Integration Patterns

  1. Real-time validation: Validate data on entry/update
  2. Batch validation: Periodic validation of entire datasets
  3. Incremental validation: Validate only changed data
  4. Validation pipelines: Integrate with ETL processes

Best Practices

Shape Design

  1. Modular shapes: Organize constraints into reusable modules
  2. Clear messages: Provide meaningful error messages for violations
  3. Appropriate severity: Use Warning vs Violation appropriately
  4. Documentation: Include human-readable descriptions for complex rules

Performance Optimization

  1. Target specificity: Use precise targeting to minimize validation overhead
  2. Constraint ordering: Place fast constraints before expensive ones
  3. Avoid recursion: Be careful with recursive constraint definitions
  4. Batch processing: Validate multiple nodes together when possible

Maintenance

  1. Version control: Track changes to shapes alongside data
  2. Testing: Validate shapes themselves with test data
  3. Monitoring: Track validation performance and error patterns
  4. Evolution: Plan for schema evolution and migration

Resource Description Framework

The foundational data model that SHACL validates, providing the triple-based structure for representing interconnected knowledge that needs quality assurance.

JSON-LD

Web-friendly serialization format that can be validated using SHACL to ensure API data quality and compliance with defined schemas.

SPARQL

Query language that can be embedded within SHACL constraints for complex validation logic and can also query SHACL validation reports.

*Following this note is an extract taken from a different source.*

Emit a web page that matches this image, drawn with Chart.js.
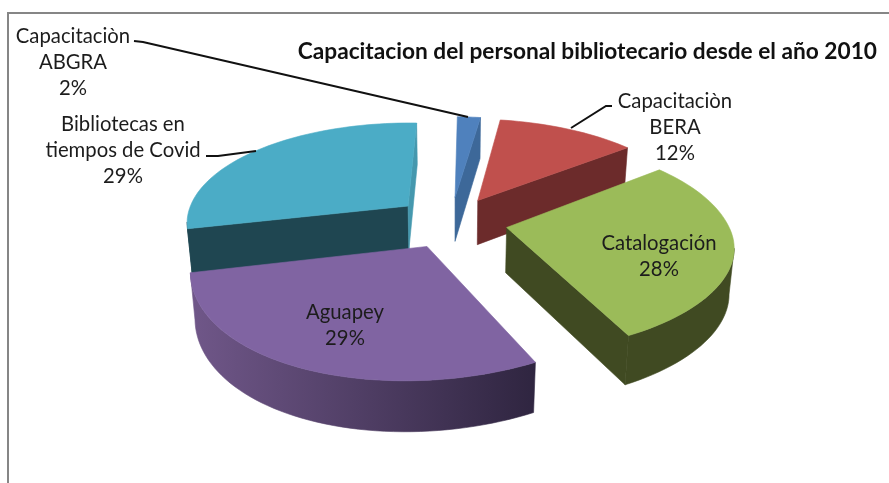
<!DOCTYPE html>
<html>
<head>
<meta charset="utf-8">
<style>
html, body { margin: 0; background: #fff; overflow: hidden; }
#frame { position: absolute; left: 7px; top: 12px; width: 900px; height: 500px; border-left: 2px solid #868686; border-top: 2px solid #868686; }
#wrap { position: absolute; left: 0; top: 0; width: 889px; height: 483px; }
</style>
</head>
<body>
<div id="frame"></div>
<div id="wrap"><canvas id="pie" width="889" height="483"></canvas></div>
<script src="https://cdn.jsdelivr.net/npm/chart.js@4/dist/chart.umd.min.js"></script>
<script>
// --- Data ---
const categories = [
    ['Capacitaciòn', 'ABGRA'],
    ['Capacitaciòn', 'BERA'],
    ['Catalogación'],
    ['Aguapey'],
    ['Bibliotecas en', 'tiempos de Covid']
];
const percents = [2, 12, 28, 29, 29];
const chartTitle = 'Capacitacion del personal bibliotecario desde el año 2010';

// --- Styles ---
const topColors = ['#4f81bd', '#c0504d', '#9bbb59', '#8064a2', '#4bacc6'];
const sideColors = ['#3d6899', '#6c2b2b', '#404a22', '#33273f', '#1f4651'];
const endSideColors = ['#3d6899', '#6c2b2b', '#404a22', '#33273f', '#4598ae'];
const wallStops = [
    ['#3d6899', '#3d6899'],
    ['#6c2b2b', '#6c2b2b'],
    ['#404a22', '#404a22'],
    ['#705789', '#2f2540'],
    ['#1f4651', '#1f4651']
];
const explode = [38, 38, 38, 38, 38];
const drawOrder = [0, 1, 4, 2, 3];
const view = { cx: 451, cy: 222, rx: 222, ry: 102, perspX: 0.16, perspY: 0.17, tilt: 2.5, depth: 45, depthPersp: 0.5, inset: 0.018 };

// label centres and leader lines
const labelPlaces = [[73, 36], [675, 101], [659, 243], [345, 312], [123, 124]];
const lineStep = 26.3;
const leaders = [
    [[134, 41], [143, 42], [468, 117]],
    [[612, 106], [606, 106], [571, 128]],
    null,
    null,
    [[206, 156], [218, 156], [256, 151]]
];

// plane (u, v) to screen, v points at the viewer, z goes down the wall
function project(u, v, z) {
    const sx = 1 / (1 - view.perspX * v);
    const sy = 1 / (1 - view.perspY * v);
    const skew = v > 0 ? -15 * v * v : -2.7 * v;
    return {
        x: view.cx + view.rx * u * sx * (1 - z * view.inset) + skew,
        y: view.cy + view.ry * v * sy + view.tilt * u + z * view.depth * (1 + (sy - 1) * view.depthPersp)
    };
}

function fillPoly(ctx, pts, color, edge) {
    ctx.beginPath();
    pts.forEach((p, i) => i ? ctx.lineTo(p.x, p.y) : ctx.moveTo(p.x, p.y));
    ctx.closePath();
    ctx.fillStyle = color;
    ctx.fill();
    if (edge) {
        ctx.strokeStyle = color;
        ctx.lineWidth = 0.6;
        ctx.stroke();
    }
}

function drawSlice(ctx, arc, index) {
    const start = arc.startAngle, end = arc.endAngle;
    const mid = (start + end) / 2;
    const ex = arc.options.offset / arc.outerRadius;
    const ox = ex * Math.cos(mid), oy = ex * Math.sin(mid);
    const steps = Math.max(6, Math.ceil((end - start) * 30));

    const rim = [];
    for (let i = 0; i <= steps; i++) {
        const a = start + (end - start) * i / steps;
        rim.push([ox + Math.cos(a), oy + Math.sin(a)]);
    }
    const apex = [ox, oy];
    const up = p => project(p[0], p[1], 0);
    const down = p => project(p[0], p[1], 1);

    const topRim = rim.map(up);
    const minX = Math.min(...topRim.map(p => p.x));
    const maxX = Math.max(...topRim.map(p => p.x));
    const grad = ctx.createLinearGradient(minX, 0, maxX, 0);
    grad.addColorStop(0, wallStops[index][0]);
    grad.addColorStop(1, wallStops[index][1]);

    // cut faces and outer wall, only the ones facing the viewer
    const facing = (a, b) => up(b).x < up(a).x;
    if (facing(apex, rim[0])) fillPoly(ctx, [up(apex), up(rim[0]), down(rim[0]), down(apex)], sideColors[index], true);
    const run = rim.filter((p, i) => (i < steps && facing(p, rim[i + 1])) || (i > 0 && facing(rim[i - 1], p)));
    if (run.length > 1) fillPoly(ctx, [...run.map(up), ...run.slice().reverse().map(down)], grad, true);
    if (facing(rim[steps], apex)) fillPoly(ctx, [up(rim[steps]), up(apex), down(apex), down(rim[steps])], endSideColors[index], true);

    fillPoly(ctx, [up(apex), ...topRim], topColors[index], true);
}

const pie3d = {
    id: 'pie3d',
    beforeDatasetDraw(chart, args) {
        const arcs = args.meta.data;
        drawOrder.forEach(i => drawSlice(chart.ctx, arcs[i], i));
        return false;
    },
    afterDraw(chart) {
        const ctx = chart.ctx;
        ctx.save();
        ctx.strokeStyle = '#111';
        ctx.lineWidth = 2;
        leaders.forEach(line => {
            if (!line) return;
            ctx.beginPath();
            line.forEach((p, i) => i ? ctx.lineTo(p[0], p[1]) : ctx.moveTo(p[0], p[1]));
            ctx.stroke();
        });
        ctx.fillStyle = '#1c1c1c';
        ctx.font = '20.3px Lato';
        ctx.textAlign = 'center';
        ctx.textBaseline = 'middle';
        categories.forEach((lines, i) => {
            const all = [...lines, percents[i] + '%'];
            all.forEach((t, j) => ctx.fillText(t, labelPlaces[i][0], labelPlaces[i][1] + j * lineStep));
        });
        ctx.restore();
    }
};

new Chart(document.getElementById('pie').getContext('2d'), {
    type: 'pie',
    data: {
        labels: categories,
        datasets: [{
            data: percents,
            backgroundColor: topColors,
            borderWidth: 0,
            offset: explode
        }]
    },
    options: {
        responsive: false,
        animation: false,
        radius: 150,
        layout: { padding: { right: 12 } },
        plugins: {
            legend: { display: false },
            tooltip: { enabled: false },
            title: {
                display: true,
                text: chartTitle,
                align: 'end',
                color: '#111',
                padding: { top: 38, bottom: 0 },
                font: { family: 'Lato', size: 22.7, weight: 'bold', lineHeight: 1.2 }
            }
        }
    },
    plugins: [pie3d]
});
</script>
</body>
</html>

Integration with Garden Systems

  • Valueflows: Economic transaction validation and supply chain integrity checking
  • Agent capability validation and qualification certification
  • Governance: Regulatory compliance and rule enforcement

Advanced Validation Patterns

SHACL provides a powerful, standardized framework for ensuring data quality and consistency in RDF-based systems, making it essential for production semantic web applications, especially those handling economic and governance data where integrity and compliance are critical.